Derome found a similarly clad admirer in Hazel Gilmore, 9, who had come up for the concert from New York with her parents.
“I love how she’s so open and she doesn’t really care about what anybody thinks,” Gilmore said of her idol. “She’s very supportive, no matter who or what anybody is, and she just puts herself out there.”
Her mother, Stephanie Gilmore, 39, says she, too, has been a fan “since Day One.” She cited Gaga’s “artistry, her commitment to her craft and the music” as key to the appeal. “She’s the best. There’s no one else out there like her. She writes and sings her own songs. She’s one of the greatest voices of our generation.”
It was Gilmore’s third time seeing Lady Gaga on the current tour.
“I cried,” she said, recalling the artist’s New York appearance. “It was very emotional.”

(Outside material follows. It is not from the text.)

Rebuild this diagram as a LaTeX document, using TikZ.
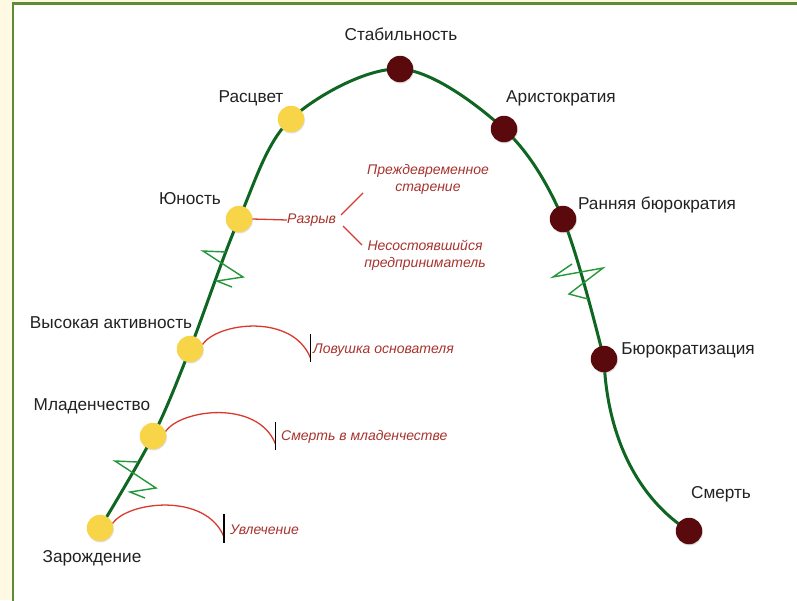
\documentclass[tikz,border=0pt]{standalone}
\usepackage{fontspec}
\setmainfont{Liberation Sans}
\usetikzlibrary{shadows}
\definecolor{cream}{HTML}{FFF8E3}
\definecolor{framegreen}{HTML}{5E8C35}
\definecolor{curvegreen}{HTML}{0E6622}
\definecolor{ziggreen}{HTML}{23973A}
\definecolor{dotyellow}{HTML}{F8D548}
\definecolor{dotred}{HTML}{5A0A0C}
\definecolor{arcred}{HTML}{D93A2E}
\definecolor{txtred}{HTML}{A8332E}
\definecolor{txtgray}{HTML}{222222}
\begin{document}
\begin{tikzpicture}[x=1pt,y=-1pt,
  dotbase/.style={circle, inner sep=0pt, minimum size=26.5pt,
    drop shadow={opacity=0.25, shadow xshift=0.6pt, shadow yshift=-1.2pt}},
  ydot/.style={dotbase, fill=dotyellow},
  rdot/.style={dotbase, fill=dotred},
  lbl/.style={text=txtgray, font=\fontsize{17.2}{20}\selectfont, inner sep=0pt},
  rlbl/.style={text=txtred, font=\fontsize{14}{17}\selectfont\itshape, inner sep=0pt, align=center},
  mainline/.style={curvegreen, line width=3pt},
  zig/.style={ziggreen, line width=1.4pt, line join=miter},
  redline/.style={arcred, line width=1.3pt},
  barline/.style={black, line width=1.3pt}]
\useasboundingbox (0,0) rectangle (797,600);
\fill[cream] (0,0) rectangle (797,600);
\fill[white] (13,3.5) rectangle (800,603);
\draw[framegreen, line width=2.6pt] (13,603) -- (13,3.5) -- (800,3.5);

% stage points
\coordinate (pz) at (100,528);
\coordinate (pm) at (153,436);
\coordinate (pv) at (190,349);
\coordinate (pyu) at (239,219);
\coordinate (pr) at (291,119);
\coordinate (ps) at (400,69);
\coordinate (pa) at (504,129);
\coordinate (prb) at (563,219);
\coordinate (pb) at (604,359);
\coordinate (pd) at (689,531);

\draw[mainline] plot[smooth, tension=0.55] coordinates {(pz) (pm) (pv) (pyu) (pr) (ps) (pa) (prb) (pb)}
  .. controls (607,440) and (640,500) .. (pd);

% break marks
\draw[zig] (138,462) -- (115,461) -- (156,488) -- (130,492) -- (145,498);
\draw[zig] (226,252) -- (203,251) -- (243,277) -- (217,281) -- (232,287);
\draw[zig] (572,264) -- (553,277) -- (603,268) -- (569,294) -- (588,299);

% dots
\node[ydot] (z) at (pz) {};
\node[ydot] (m) at (pm) {};
\node[ydot] (v) at (pv) {};
\node[ydot] (yu) at (pyu) {};
\node[ydot] (r) at (pr) {};
\node[rdot] (s) at (ps) {};
\node[rdot] (a) at (pa) {};
\node[rdot] (rb) at (prb) {};
\node[rdot] (b) at (pb) {};
\node[rdot] (d) at (pd) {};

% labels
\node[lbl] (lz) at (92,558) {Зарождение};
\node[lbl] (lm) at (92,406) {Младенчество};
\node[lbl] (lv) at (111,323) {Высокая активность};
\node[lbl] (lyu) at (190,199) {Юность};
\node[lbl] (lr) at (251,98) {Расцвет};
\node[lbl] (ls) at (401,34) {Стабильность};
\node[lbl] (la) at (561,98) {Аристократия};
\node[lbl] (lrb) at (657,205) {Ранняя бюрократия};
\node[lbl] (lb) at (688,350) {Бюрократизация};
\node[lbl] (ld) at (721,494) {Смерть};

% traps
\coordinate (e1) at (224,537);
\coordinate (e1t) at (224,514);
\coordinate (e1b) at (224,543);
\draw[redline] (z.20) .. controls +(15,-22) and +(-18,-45) .. (e1);
\draw[barline] (e1t) -- (e1b);
\node[rlbl, anchor=west] (t1) at (230,530) {Увлечение};

\coordinate (e2) at (275.5,444);
\coordinate (e2t) at (275.5,421.5);
\coordinate (e2b) at (275.5,450);
\draw[redline] (m.20) .. controls +(15,-22) and +(-18,-45) .. (e2);
\draw[barline] (e2t) -- (e2b);
\node[rlbl, anchor=west] (t2) at (281,437) {Смерть в младенчестве};

\coordinate (e3) at (310.5,358);
\coordinate (e3t) at (310.5,334);
\coordinate (e3b) at (310.5,362);
\draw[redline] (v.20) .. controls +(15,-22) and +(-18,-45) .. (e3);
\draw[barline] (e3t) -- (e3b);
\node[rlbl, anchor=west] (t3) at (313,350) {Ловушка основателя};

% gap
\node[rlbl, anchor=west] (gap) at (287,220) {Разрыв};
\draw[redline] (yu.east) -- (gap.west);
\node[rlbl] (early) at (428,179) {Преждевременное\\старение};
\node[rlbl] (failed) at (425,255) {Несостоявшийся\\предприниматель};
\coordinate (g1a) at (341,215);
\coordinate (g1b) at (363,193);
\coordinate (g2a) at (343,226);
\coordinate (g2b) at (362,245);
\draw[redline] (g1a) -- (g1b);
\draw[redline] (g2a) -- (g2b);
\end{tikzpicture}
\end{document}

Chloe Teague, 23, and Bella and Gina Cullen, 25 and 21 respectively, had flown in from London for the concert after already seeing Lady Gaga in the U.K. They were joined by Montrealer Anna Martin, 25, and new friend June Kan, 19, who is from Toronto and met the others in a group chat on X.
All wearing homemade Lady Gaga outfits from the show, the women said the camaraderie was half the fun.
“She’s like our mom and we’re her kids,” Teague said of Lady Gaga. “It’s not just about seeing her, it’s us being together, the dressing up and the community. It’s so amazing. I can’t explain it. It’s a feeling.”
“I can’t talk about it, I’m going to cry,” Kan said. “I love her so much.”
Justin MacDonald Jones, 28, cut a striking profile in his cyborg, weblike Lady Gaga face covering he ordered online.
“Honestly, it’s just the message of positivity she presents to the world, and the resilience she instills in her fans and everyone across the world. A lot of people need that.”
He was visiting from Toronto with Matthew Ariss, 51.
“It takes a strong person to get where she is,” Ariss said. “And her message is very clear: you are who you are, and that’s all that matters.”
That message was on full display when Lady Gaga took the stage a little more than an hour later for a world-class performance. Backed by a live band and a crew of more than two dozen dancers, the singer led her audience through a two-hour whirlwind of hits from throughout her nearly two-decade career.
Split into four acts and featuring multiple costume and set changes, the theatrical mega-production was a spectacle through and through. Upon arrival, fans were given LED-lit wristbands by Montreal company Pixmob. Used by Lady Gaga on the entire tour, the lights flashed in co-ordinated waves of colour — activated according to seat section —throughout the night.
Lady Gaga came back with a bang last year with her critically acclaimed Mayhem album, a return to form pulsating with a vital energy that carried over into Thursday’s performance.
Early career favourites — Poker Face, Paparazzi, Alejandro, Just Dance, Born This Way (dedicated to “the queer community”) and a rousing Bad Romance — abounded, as did tunes from the new album. Abracadabra set a triumphant tone early on, and it never let up.
“Welcome to the opera house. Montreal, this is your f—king house,” Lady Gaga shouted a short while later, from the end of a long catwalk that brought her into the middle of the crowd and which she used generously throughout the evening.
Her voice was arresting and powerful, her energy unrelenting. Lady Gaga is the real deal. And that, ultimately, is what her fans respond to.
She belted out Die With a Smile late in the show, alone at the piano in the middle of the arena, as the crowd sang along to every word.
“You having a good time tonight?” she asked, at song’s end. “I love you so much. … Thank you for including me in your beautiful community tonight. Thank you. This is wonderful.”
Lady Gaga’s legions of adoring fans clearly felt the same.